I'm working on a project for school (a discrete dual-slope ADC) that will combine digital and analog circuitry and operate off of a ±15V dual-rail supply. The "analog ground" will be at 0V, as expected. However, I'm not sure where I should ground my digital circuits.


simulate this circuit – Schematic created using CircuitLab

  • Should I put the digital ground on the same node as the analog ground? Or should it be connected to my -15V supply with VCC regulated to -10V?
    • Since I'm dealing with "precision" analog circuitry, I want to minimize switching noise.
    • My Vref regulators are referenced relative to ground, and control +Vref and -Vref via feedback loops (not shown).
    • The digital output from the analog block will be either open collector or open drain, so I can adjust the output level as needed.
  • The first option is more intuitive, but will the second offer significantly better performance?
  • In the digital section, I plan on using a mixture of 74HC and 74AHC chips. Will using the AHC chips at HC speeds introduce more switching noise than using all HC chips?
  • What degree of decoupling is necessary? Will 100nF caps on each digital chip plus something like 10uF between the supplies and ground be sufficient?

3 Answers 3


Of course all grounds (analog and digital) most be electrically connected, as not connecting them will be the road to endless trouble. As Neil_UK suggests, use a star-grounding scheme, see this article. This is to prevent the currents running through the ground connections introducing voltages in the grounds of other (unrelated) circuits.

Minimize switching noise generated by your circuits by keeping the loops short, that means adding supply decoupling capacitors across the supply pins of all individual ICs and especially the logic ICs. Using 2 different size capacitors like 100 nF and 100 pF in parallel is generally a good idea.

The higher the speed of a chip, the faster its transitions will be and the more harmonics it will produce. If you don't need the 74AHC for performance reasons then I'd stick with a slower version like 74HC.

I'd put 10 uF here and there in the supply lines, 10 uF caps do not do so much at high frequencies (above 1 MHz). 100 nF are better so also use those and 1 nF or 100 pF are best for high frequencies so there's usually no harm in adding (a place for) those as well. Note that on a PCB you can just add a place for a capacitor and later decide not to use it. Adding a capacitor in a place where there's no footprint for it is much harder.


The digital ground should certainly be at the same potential as your analogue ground. In fact, you should use the precision analogue ground as the 'star point' for all other grounds.

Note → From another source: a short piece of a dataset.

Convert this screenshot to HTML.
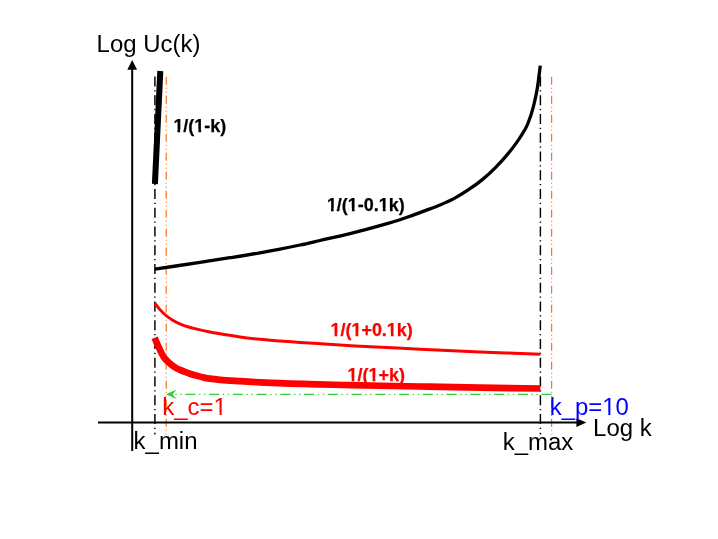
<!DOCTYPE html>
<html>
<head>
<meta charset="utf-8">
<title>Log Uc(k)</title>
<style>
html,body{margin:0;padding:0;background:#fff;}
body{width:718px;height:539px;overflow:hidden;font-family:"Liberation Sans",sans-serif;}
svg{display:block;will-change:transform;}
text{font-family:"Liberation Sans",sans-serif;}
.b{font-weight:bold;font-size:17.95px;stroke-width:0.25px;stroke-linejoin:round;}
.n{font-size:23.95px;}
</style>
</head>
<body>
<svg width="718" height="539" viewBox="0 0 718 539">
<defs>
<clipPath id="ct2"><path clip-rule="evenodd" d="M0 0H718V539H0Z M173.23 129.27H177.47V133.60H173.23Z M180.17 129.27H183.11V133.60H180.17Z M194.78 129.27H198.42V133.60H194.78Z M201.12 129.27H205.13V133.60H201.12Z"/></clipPath>
<clipPath id="ct3"><path clip-rule="evenodd" d="M0 0H718V539H0Z M326.73 208.07H330.97V212.40H326.73Z M333.67 208.07H336.61V212.40H333.67Z M348.28 208.07H351.92V212.40H348.28Z M354.62 208.07H358.63V212.40H354.62Z M378.61 208.07H382.85V212.40H378.61Z M385.55 208.07H389.56V212.40H385.55Z"/></clipPath>
<clipPath id="ct4"><path clip-rule="evenodd" d="M0 0H718V539H0Z M330.33 333.27H334.57V337.60H330.33Z M337.27 333.27H340.21V337.60H337.27Z M351.88 333.27H355.52V337.60H351.88Z M358.22 333.27H362.23V337.60H358.22Z M386.71 333.27H390.95V337.60H386.71Z M393.66 333.27H397.67V337.60H393.66Z"/></clipPath>
<clipPath id="ct5"><path clip-rule="evenodd" d="M0 0H718V539H0Z M347.43 377.87H351.67V382.20H347.43Z M354.37 377.87H357.31V382.20H354.37Z M368.98 377.87H372.62V382.20H368.98Z M375.32 377.87H379.33V382.20H375.32Z"/></clipPath>
<clipPath id="ct6"><path clip-rule="evenodd" d="M0 0H718V539H0Z M214.08 412.51H219.58V416.80H214.08Z M221.70 412.51H227.01V416.80H221.70Z"/></clipPath>
<clipPath id="ct7"><path clip-rule="evenodd" d="M0 0H718V539H0Z M602.83 412.51H608.32V416.80H602.83Z M610.44 412.51H615.75V416.80H610.44Z"/></clipPath>
</defs>
<rect width="718" height="539" fill="#fff"/>

<!-- vertical dash-dot guide lines -->
<line x1="154.9" y1="76.5" x2="154.9" y2="434.5" stroke="#000" stroke-width="1.45" stroke-dasharray="10 3.75 1.25 3.75"/>
<line x1="540.4" y1="76.5" x2="540.4" y2="434.5" stroke="#000" stroke-width="1.45" stroke-dasharray="10 3.75 1.25 3.75"/>
<line x1="166.2" y1="76.7" x2="166.2" y2="434.5" stroke="#ff6600" stroke-width="1.1" stroke-dasharray="8 3 1 3 1 3"/>
<line x1="551.65" y1="76.7" x2="551.65" y2="434.5" stroke="#ff6600" stroke-width="1.1" stroke-dasharray="8 3 1 3 1 3"/>

<!-- green arrow -->
<line x1="551.6" y1="394.45" x2="172" y2="394.45" stroke="#33cc33" stroke-width="1.25" stroke-dasharray="10 3.75 1.25 3.75 1.25 3.75"/>
<path d="M166 394.3 L176.6 389.5 L172.6 394.3 L176.6 399.1 Z" fill="#33cc33"/>

<!-- curves -->
<path d="M154.9 269.2 C169.93 266.90 184.97 264.60 200.0 262.3 C210.00 260.77 220.00 259.28 230.0 257.7 C240.00 256.12 250.00 254.56 260.0 252.8 C266.67 251.62 273.33 250.40 280.0 249.1 C286.67 247.80 293.33 246.43 300.0 245.0 C306.67 243.57 313.33 242.01 320.0 240.5 C330.00 238.23 340.00 236.08 350.0 233.6 C360.00 231.12 370.00 228.44 380.0 225.6 C386.67 223.71 393.33 221.87 400.0 219.7 C403.33 218.62 406.67 217.48 410.0 216.3 C415.07 214.51 420.13 212.51 425.2 210.6 C430.13 208.74 435.07 207.08 440.0 205.0 C444.63 203.05 449.27 201.07 453.9 198.6 C458.53 196.13 463.17 193.28 467.8 190.2 C472.43 187.12 477.07 183.90 481.7 180.1 C486.37 176.27 491.03 172.04 495.7 167.3 C500.33 162.60 504.97 157.64 509.6 151.8 C513.30 147.13 517.00 142.52 520.7 136.5 C523.03 132.70 525.37 129.80 527.7 124.0 C529.53 119.44 531.37 114.54 533.2 107.3 C534.60 101.77 536.00 96.79 537.4 87.8 C538.37 81.59 539.33 73.00 540.3 65.6" fill="none" stroke="#000" stroke-width="3.3" stroke-linejoin="round"/>
<line x1="160.3" y1="71" x2="154.9" y2="184" stroke="#000" stroke-width="6"/>
<path d="M155.0 303.3 C156.43 305.17 157.87 307.21 159.3 308.9 C161.13 311.06 162.97 312.85 164.8 314.5 C167.30 316.74 169.80 318.43 172.3 320.0 C175.37 321.93 178.43 323.33 181.5 324.6 C185.23 326.15 188.97 327.08 192.7 328.1 C195.13 328.76 197.57 329.34 200.0 329.9 C203.33 330.67 206.67 331.35 210.0 332.0 C213.33 332.65 216.67 333.22 220.0 333.8 C226.67 334.96 233.33 336.08 240.0 337.0 C246.67 337.92 253.33 338.63 260.0 339.3 C266.67 339.97 273.33 340.48 280.0 341.0 C286.67 341.52 293.33 341.94 300.0 342.4 C318.33 343.65 336.67 344.84 355.0 345.9 C376.67 347.15 398.33 348.16 420.0 349.2 C440.00 350.16 460.00 351.05 480.0 351.9 C500.13 352.75 520.27 353.50 540.4 354.3" fill="none" stroke="#ff0000" stroke-width="3" stroke-linejoin="round"/>
<path d="M154.7 337.8 C155.23 339.15 155.77 340.57 156.3 341.9 C157.20 344.01 158.10 345.76 159.0 347.7 C159.90 349.64 160.80 351.79 161.7 353.5 C162.40 354.83 163.10 356.08 163.8 357.1 C164.60 358.27 165.40 359.03 166.2 359.9 C166.97 360.73 167.73 361.48 168.5 362.2 C169.30 362.95 170.10 363.64 170.9 364.3 C171.77 365.01 172.63 365.67 173.5 366.3 C174.33 366.90 175.17 367.50 176.0 368.0 C177.33 368.80 178.67 369.31 180.0 369.9 C181.67 370.64 183.33 371.27 185.0 371.9 C186.67 372.53 188.33 373.14 190.0 373.7 C192.33 374.48 194.67 375.15 197.0 375.8 C199.33 376.45 201.67 377.11 204.0 377.6 C206.00 378.02 208.00 378.30 210.0 378.6 C213.33 379.10 216.67 379.46 220.0 379.8 C226.67 380.49 233.33 380.78 240.0 381.2 C246.67 381.62 253.33 381.97 260.0 382.3 C266.67 382.63 273.33 382.93 280.0 383.2 C303.33 384.16 326.67 384.55 350.0 385.1 C373.33 385.65 396.67 386.05 420.0 386.5 C440.00 386.88 460.00 387.27 480.0 387.6 C500.13 387.93 520.27 388.20 540.4 388.5" fill="none" stroke="#ff0000" stroke-width="6.7" stroke-linejoin="round"/>

<!-- axes -->
<line x1="132.2" y1="451" x2="132.2" y2="68" stroke="#000" stroke-width="2"/>
<path d="M132.2 60.1 L137.1 69.7 L127.3 69.7 Z" fill="#000"/>
<line x1="98.0" y1="422.6" x2="577.5" y2="422.6" stroke="#000" stroke-width="2"/>
<path d="M586.3 422.6 L576.4 418.3 L576.4 426.9 Z" fill="#000"/>

<!-- labels -->
<text class="n" x="96.6" y="52.4" fill="#000">Log Uc(k)</text>
<text class="b" x="173.4" y="131.9" fill="#000" stroke="#000" clip-path="url(#ct2)">1/(1-k)</text>
<text class="b" x="326.9" y="210.7" fill="#000" stroke="#000" clip-path="url(#ct3)">1/(1-0.1k)</text>
<text class="b" x="330.5" y="335.9" fill="#ff0000" stroke="#ff0000" clip-path="url(#ct4)">1/(1+0.1k)</text>
<text class="b" x="347.6" y="380.5" fill="#ff0000" stroke="#ff0000" clip-path="url(#ct5)">1/(1+k)</text>
<text class="n" x="162.3" y="415.1" fill="#ff0000" clip-path="url(#ct6)">k_c=1</text>
<text class="n" x="549.7" y="415.1" fill="#0000ff" clip-path="url(#ct7)">k_p=10</text>
<text class="n" x="593.1" y="435.6" fill="#000">Log k</text>
<text class="n" x="133.6" y="448.6" fill="#000">k_min</text>
<text class="n" x="502.7" y="449.6" fill="#000">k_max</text>
</svg>
</body>
</html>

This may seem weird, but what it does is ensure that all currents that flow on any of the grounds, particularly the power supply grounds, and the digital returns, do not create voltage drops that get picked up anywhere.


Fired up an IC some years back, with lots of onchip crosstalk between the SPI configuration registers and the various analog functions being configured.

We soon ended the crosstalk, by added 100Kohm resistors (polysilicon) and 10pF onchip caps between each config bit and the analog circuit being configed. We used CMOS interfaces, so the 100Kohm was acceptable.

Summary: I suggest you create a 3rd region between the precision analog and the noisy digital. That region contains buffers with private power filtering, and the signals running back and forth between analog and digital get buffered in the new 3rd region. The buffered signals, running to the analog, get 100Kohm resistors and 10pF capacitors tied to the analog ground, to slow down the edges of the control signals and not inject trash.

For examples of this mindset, check out the Linear Technology 24-bit ADC datasheets, particularly their application/PCB section showing the buffering and isolation resistors, etc.